The BHF finds the Consumer commissioner's statements to be misguided and damaging to the medical schemes industry as she is not portraying an accurate picture.

Medical schemes are cooperatives where members' monies are pooled to pay for health benefits when they have been incurred by the members or when they are needed by the existing members.

To allow a new member onto a scheme when that member is about to undergo an expensive procedure, such as childbirth or a heart bypass or any other high-cost procedure would be discriminatory and unfair on the existing members, many of whom would have been paying contributions for most of their lives.

It would be against the principles on which medical schemes are governed to allow people to join a scheme at a time when they would be incurring healthcare related costs, and then allow them to leave the scheme directly after they had incurred those costs. This scenario would very quickly deplete all funds within the scheme, leaving the existing members without any cover.

Medical schemes are, by law, not permitted to make profits. The funds which make up a medical scheme are provided solely from the members' monthly contributions. Many of the 8.5 million members of medical schemes have been contributing to their funds for a number of years in order to mitigate financial ruin should they need medical attention.
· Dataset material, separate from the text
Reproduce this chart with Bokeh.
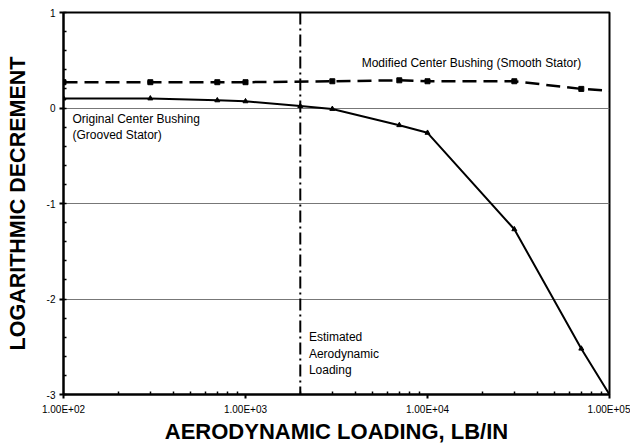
from bokeh.plotting import figure
from bokeh.models import Span, Label, CustomJSTickFormatter, FixedTicker
from bokeh.embed import file_html
from bokeh.resources import INLINE

# Data
load_mod = [100, 300, 700, 1000, 3000, 7000, 10000, 30000, 70000, 100000]
dec_mod = [0.27, 0.27, 0.27, 0.27, 0.28, 0.29, 0.28, 0.28, 0.20, 0.18]
mod_marker_load = [100, 300, 700, 1000, 3000, 7000, 10000, 30000, 70000]
mod_marker_dec = [0.27, 0.27, 0.27, 0.27, 0.28, 0.29, 0.28, 0.28, 0.20]

load_orig = [100, 300, 700, 1000, 2000, 3000, 7000, 10000, 30000, 70000, 100000]
dec_orig = [0.10, 0.10, 0.08, 0.07, 0.02, -0.01, -0.18, -0.26, -1.27, -2.52, -3.0]

est_load = 2000
y_ticks = [-3, -2, -1, 0, 1]
x_ticks = [100, 1000, 10000, 100000]

FONT = "Liberation Sans"

p = figure(width=630, height=446, x_axis_type="log", x_range=(100, 100000), y_range=(-3, 1),
           output_backend="svg", toolbar_location=None,
           min_border_left=63, min_border_right=21, min_border_top=12, min_border_bottom=51)
p.background_fill_color = "white"
p.border_fill_color = "white"
p.outline_line_color = "black"
p.outline_line_width = 2

# axes
p.xaxis.ticker = FixedTicker(ticks=x_ticks,
                             minor_ticks=[m * d for d in [100, 1000, 10000] for m in range(2, 10)])
p.xaxis.formatter = CustomJSTickFormatter(code="""
const e = Math.round(Math.log10(tick));
return '1.00E+' + (e < 10 ? '0' : '') + e;
""")
p.yaxis.ticker = FixedTicker(ticks=y_ticks, minor_ticks=[-3 + 0.2 * i for i in range(21)])
p.yaxis.formatter = CustomJSTickFormatter(code="return String(Math.round(tick));")

for ax in (p.xaxis, p.yaxis):
    ax.axis_line_width = 2
    ax.axis_line_color = "black"
    ax.major_tick_out = 4
    ax.major_tick_in = 0
    ax.major_tick_line_width = 2
    ax.minor_tick_in = 3
    ax.minor_tick_out = 0
    ax.minor_tick_line_width = 1.5
    ax.major_label_text_font = FONT
    ax.major_label_text_font_size = "10px"
    ax.major_label_text_color = "black"
    ax.axis_label_text_font = FONT
    ax.axis_label_text_font_style = "bold"
    ax.axis_label_text_color = "black"

p.xaxis.axis_label = "AERODYNAMIC LOADING, LB/IN"
p.yaxis.axis_label = "LOGARITHMIC DECREMENT"
p.xaxis.axis_label_text_font_size = "22px"
p.yaxis.axis_label_text_font_size = "21.5px"
p.xaxis.major_label_standoff = 5
p.xaxis.axis_label_standoff = 1
p.yaxis.major_label_standoff = 4
p.yaxis.axis_label_standoff = 14

p.xgrid.grid_line_color = None
p.ygrid.ticker = FixedTicker(ticks=[-2, -1, 0])
p.ygrid.grid_line_color = "#777777"
p.ygrid.grid_line_width = 1

# estimated loading line
p.add_layout(Span(location=est_load, dimension="height", line_color="black",
                  line_width=2, line_dash="12 4 2 4"))

# Modified (smooth stator) - dashed with squares
p.line(load_mod, dec_mod, line_color="black", line_width=2.5, line_dash="14 7")
p.scatter(mod_marker_load, mod_marker_dec, marker="square", size=5, color="black")

# Original (grooved stator) - solid with triangles
p.line(load_orig, dec_orig, line_color="black", line_width=2)
p.scatter(load_orig[:-1], dec_orig[:-1], marker="triangle", size=5, color="black")

def lab(x, y, t):
    p.add_layout(Label(x=x, y=y, text=t, text_font=FONT, text_font_size="12px",
                       text_color="black", text_baseline="middle", text_align="left"))

lab(4350, 0.47, "Modified Center Bushing (Smooth Stator)")
lab(112, -0.115, "Original Center Bushing")
lab(112, -0.28, "(Grooved Stator)")
lab(2230, -2.40, "Estimated")
lab(2230, -2.58, "Aerodynamic")
lab(2230, -2.74, "Loading")

open("out.html", "w").write(file_html(p, INLINE))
Medical schemes were originally established to protect those individuals who contributed to the system and to alleviate the burden on the state. A change such as that which the Consumer Commissioner is calling for would deplete these funds and potentially bankrupt the system. This in turn would mean a greater burden on the already stressed public sector as the 8.5 current medical scheme members would have no choice but to use the public health sector.